Re: [PATCH 08/16] KVM: x86/mmu: WARN and skip MMIO cache on private, reserved page faults

From: Sean Christopherson
Date: Mon Mar 04 2024 - 11:00:17 EST


On Fri, Mar 01, 2024, Kai Huang wrote:
> On 1/03/2024 12:06 pm, Sean Christopherson wrote:
> > E.g. in this case, KVM will just skip various fast paths because of the RSVD flag,
> > and treat the fault like a PRIVATE fault. Hmm, but page_fault_handle_page_track()
> > would skip write tracking, which could theoretically cause data corruption, so I
> > guess arguably it would be safer to bail?
> >
> > Anyone else have an opinion? This type of bug should never escape development,
> > so I'm a-ok effectively killing the VM. Unless someone has a good argument for
> > continuing on, I'll go with Kai's suggestion and squash this:
> >
> > diff --git a/arch/x86/kvm/mmu/mmu.c b/arch/x86/kvm/mmu/mmu.c
> > index cedacb1b89c5..d796a162b2da 100644
> > --- a/arch/x86/kvm/mmu/mmu.c
> > +++ b/arch/x86/kvm/mmu/mmu.c
> > @@ -5892,8 +5892,10 @@ int noinline kvm_mmu_page_fault(struct kvm_vcpu *vcpu, gpa_t cr2_or_gpa, u64 err
> > error_code |= PFERR_PRIVATE_ACCESS;
> > r = RET_PF_INVALID;
> > - if (unlikely((error_code & PFERR_RSVD_MASK) &&
> > - !WARN_ON_ONCE(error_code & PFERR_PRIVATE_ACCESS))) {
> > + if (unlikely(error_code & PFERR_RSVD_MASK)) {
> > + if (WARN_ON_ONCE(error_code & PFERR_PRIVATE_ACCESS))
> > + return -EFAULT;
>
> -EFAULT is part of guest_memfd() memory fault ABI. I didn't think over this
> thoroughly but do you want to return -EFAULT here?

Yes, I/we do.
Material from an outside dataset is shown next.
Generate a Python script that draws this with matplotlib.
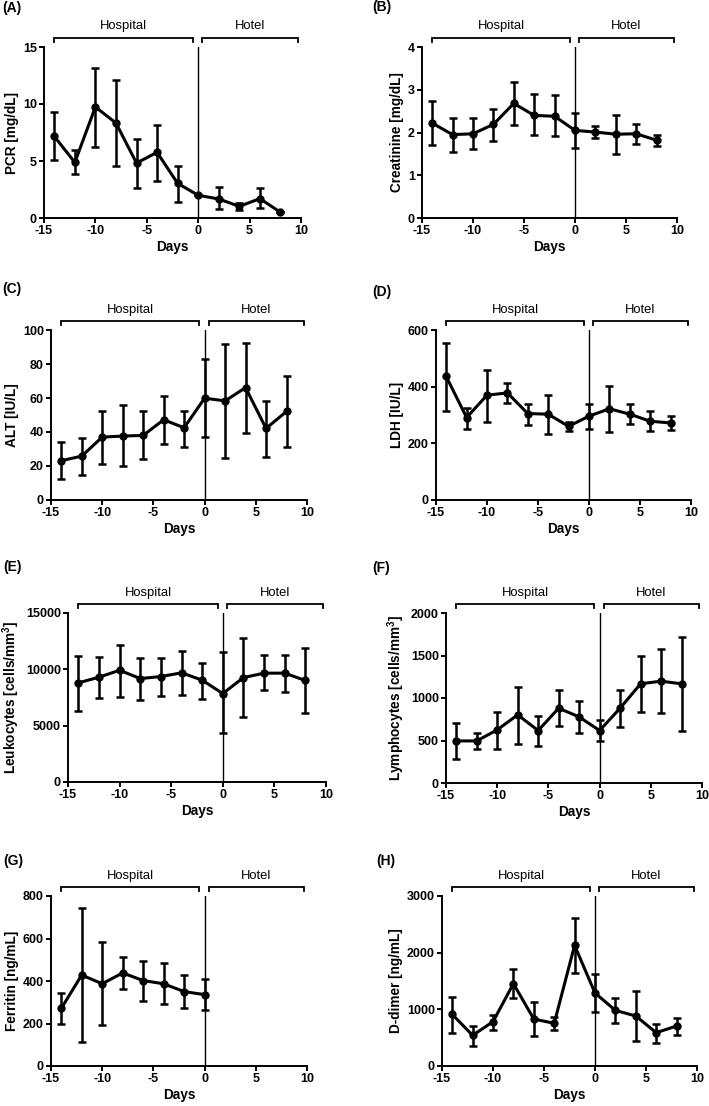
import matplotlib
matplotlib.use("Agg")
import matplotlib.pyplot as plt
import matplotlib.transforms as mtransforms
import numpy as np

plt.rcParams['font.family'] = ['Liberation Sans', 'DejaVu Sans']

days = [-14, -12, -10, -8, -6, -4, -2, 0, 2, 4, 6, 8]

# PCR [mg/dL]
pcr_mean = [7.16, 4.88, 9.74, 8.33, 4.82, 5.76, 3.04, 1.99, 1.67, 1.02, 1.70, 0.50]
pcr_low = [5.06, 3.83, 6.23, 4.59, 2.60, 3.27, 1.43, 1.99, 0.76, 0.70, 0.85, 0.50]
pcr_up = [9.33, 5.94, 13.2, 12.1, 6.90, 8.19, 4.53, 1.99, 2.69, 1.29, 2.60, 0.50]

# Creatinine [mg/dL]
cre_mean = [2.22, 1.95, 1.97, 2.19, 2.68, 2.40, 2.38, 2.05, 2.01, 1.96, 1.97, 1.82]
cre_low = [1.71, 1.55, 1.62, 1.79, 2.17, 1.95, 1.91, 1.63, 1.87, 1.50, 1.73, 1.68]
cre_up = [2.73, 2.33, 2.33, 2.56, 3.17, 2.90, 2.88, 2.46, 2.15, 2.41, 2.19, 1.95]

# ALT [IU/L]
alt_mean = [23.1, 25.8, 37.0, 37.6, 38.0, 47.2, 42.5, 59.9, 58.3, 66.1, 42.1, 52.1]
alt_low = [12.1, 14.9, 21.3, 19.8, 24.1, 32.7, 31.1, 37.0, 24.7, 39.3, 25.2, 31.3]
alt_up = [34.2, 36.4, 52.4, 55.6, 52.1, 61.4, 52.6, 82.8, 92.0, 92.6, 58.1, 73.0]

# LDH [IU/L]
ldh_mean = [436, 291, 370, 378, 305, 303, 260, 296, 322, 303, 278, 272]
ldh_low = [315, 250, 277, 343, 265, 232, 242, 251, 240, 268, 245, 247]
ldh_up = [553, 325, 459, 413, 340, 371, 276, 339, 403, 339, 314, 296]

# Leukocytes [cells/mm3]
leu_mean = [8800, 9300, 9920, 9180, 9360, 9690, 9040, 7850, 9270, 9660, 9660, 9010]
leu_low = [6290, 7470, 7560, 7260, 7650, 7680, 7410, 4310, 5730, 8150, 8000, 6110]
leu_up = [11220, 11130, 12170, 11010, 11010, 11600, 10570, 11550, 12820, 11250, 11310, 11900]

# Lymphocytes [cells/mm3]
lym_mean = [495, 495, 625, 802, 617, 880, 778, 617, 880, 1167, 1198, 1167]
lym_low = [287, 397, 397, 460, 436, 672, 593, 495, 664, 841, 821, 617]
lym_up = [707, 593, 841, 1132, 786, 1092, 959, 743, 1096, 1489, 1576, 1713]

# Ferritin [ng/mL] (hospital only)
fer_days = [-14, -12, -10, -8, -6, -4, -2, 0]
fer_mean = [271, 428, 387, 438, 402, 387, 350, 336]
fer_low = [199, 111, 191, 364, 306, 293, 273, 264]
fer_up = [345, 744, 582, 511, 496, 485, 430, 408]

# D-dimer [ng/mL]
dd_mean = [912, 541, 782, 1453, 829, 753, 2129, 1288, 982, 882, 588, 706]
dd_low = [588, 359, 635, 1194, 524, 629, 1641, 953, 753, 447, 400, 547]
dd_up = [1218, 706, 906, 1718, 1129, 865, 2618, 1624, 1200, 1318, 741, 853]

x_ticks = [-15, -10, -5, 0, 5, 10]

panels = [
    ("(A)", "PCR [mg/dL]", days, pcr_mean, pcr_low, pcr_up, 15, [0, 5, 10, 15]),
    ("(B)", "Creatinine [mg/dL]", days, cre_mean, cre_low, cre_up, 4, [0, 1, 2, 3, 4]),
    ("(C)", "ALT [IU/L]", days, alt_mean, alt_low, alt_up, 100, [0, 20, 40, 60, 80, 100]),
    ("(D)", "LDH [IU/L]", days, ldh_mean, ldh_low, ldh_up, 600, [0, 200, 400, 600]),
    ("(E)", "Leukocytes [cells/mm$^{\\mathbf{3}}$]", days, leu_mean, leu_low, leu_up, 15000, [0, 5000, 10000, 15000]),
    ("(F)", "Lymphocytes [cells/mm$^{\\mathbf{3}}$]", days, lym_mean, lym_low, lym_up, 2000, [0, 500, 1000, 1500, 2000]),
    ("(G)", "Ferritin [ng/mL]", fer_days, fer_mean, fer_low, fer_up, 800, [0, 200, 400, 600, 800]),
    ("(H)", "D-dimer [ng/mL]", days, dd_mean, dd_low, dd_up, 3000, [0, 1000, 2000, 3000]),
]

W, H = 709, 1106
# axes boxes in pixels: left, top, right, bottom
boxes = [
    (44, 47, 301, 218), (422, 47, 677, 218),
    (51, 330, 307, 500), (436, 330, 691, 500),
    (68, 613, 326, 782), (446, 613, 702, 783),
    (51, 896, 307, 1066), (442, 896, 697, 1066),
]
label_pos = [(2, 8), (372, 7), (2, 289), (372, 292), (3, 567), (372, 568), (3, 861), (376, 861)]

plt.rcParams['mathtext.fontset'] = 'custom'
plt.rcParams['mathtext.bf'] = 'Liberation Sans:bold'
plt.rcParams['mathtext.rm'] = 'Liberation Sans:bold'

fig = plt.figure(figsize=(W / 100, H / 100), dpi=100)

for (plabel, ylabel, xs, m, lo, up, ymax, yticks), (l, t, r, b), (lx, ly) in zip(panels, boxes, label_pos):
    ax = fig.add_axes([l / W, 1 - b / H, (r - l) / W, (b - t) / H])
    m = np.array(m, dtype=float)
    lo = np.array(lo, dtype=float)
    up = np.array(up, dtype=float)
    ax.axvline(0, color='black', lw=1.0, zorder=1)
    ax.errorbar(xs, m, yerr=[m - lo, up - m], color='black', lw=2.2, elinewidth=1.8,
                capsize=3.2, capthick=1.8, marker='o', markersize=5, zorder=3,
                clip_on=False)
    ax.set_xlim(-15, 10)
    ax.set_ylim(0, ymax)
    ax.set_xticks(x_ticks)
    ax.set_xticklabels([str(v) for v in x_ticks])
    ax.set_yticks(yticks)
    ax.set_yticklabels([str(v) for v in yticks])
    for s in ['top', 'right']:
        ax.spines[s].set_visible(False)
    for s in ['left', 'bottom']:
        ax.spines[s].set_linewidth(1.4)
    ax.tick_params(axis='both', direction='out', length=3.6, width=1.4, labelsize=9,
                   pad=1.5)
    for lab in ax.get_xticklabels() + ax.get_yticklabels():
        lab.set_fontweight('bold')
    ax.set_xlabel("Days", fontsize=9.8, fontweight='bold', labelpad=2)
    ax.set_ylabel(ylabel, fontsize=9.8, fontweight='bold', labelpad=3)

    trans = mtransforms.blended_transform_factory(ax.transData, ax.transAxes)
    for (x0, x1, name) in [(-14, -0.5, "Hospital"), (0.4, 9.7, "Hotel")]:
        ax.plot([x0, x0, x1, x1], [1.028, 1.055, 1.055, 1.028], color='black', lw=1.3,
                transform=trans, clip_on=False, solid_joinstyle='miter')
        ax.text((x0 + x1) / 2, 1.12, name, transform=trans, ha='center', va='center',
                fontsize=9.4)

    fig.text(lx / W, 1 - ly / H, plabel, ha='left', va='center', fontsize=10,
             fontweight='bold')

fig.savefig("out.png", dpi=100)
There are many existing paths that can return -EFAULT from KVM_RUN
without setting run->exit_reason to KVM_EXIT_MEMORY_FAULT. Userspace is responsible
for checking run->exit_reason on -EFAULT (and -EHWPOISON), i.e. must be prepared
to handle a "bare" -EFAULT, where for all intents and purposes "handle" means
"terminate the guest".

That's actually one of the reasons why KVM_EXIT_MEMORY_FAULT exists, it'd require
an absurd amount of work and churn in KVM to *safely* return useful information
on *all* -EFAULTs. FWIW, I had hopes and dreams of actually doing exactly this,
but have long since abandoned those dreams.

In other words, KVM_EXIT_MEMORY_FAULT essentially communicates to userspace that
(a) userspace can likely fix whatever badness triggered the -EFAULT, and (b) that
KVM is in a state where fixing the underlying problem and resuming the guest is
safe, e.g. won't corrupt the guest (because KVM is in a half-baked state).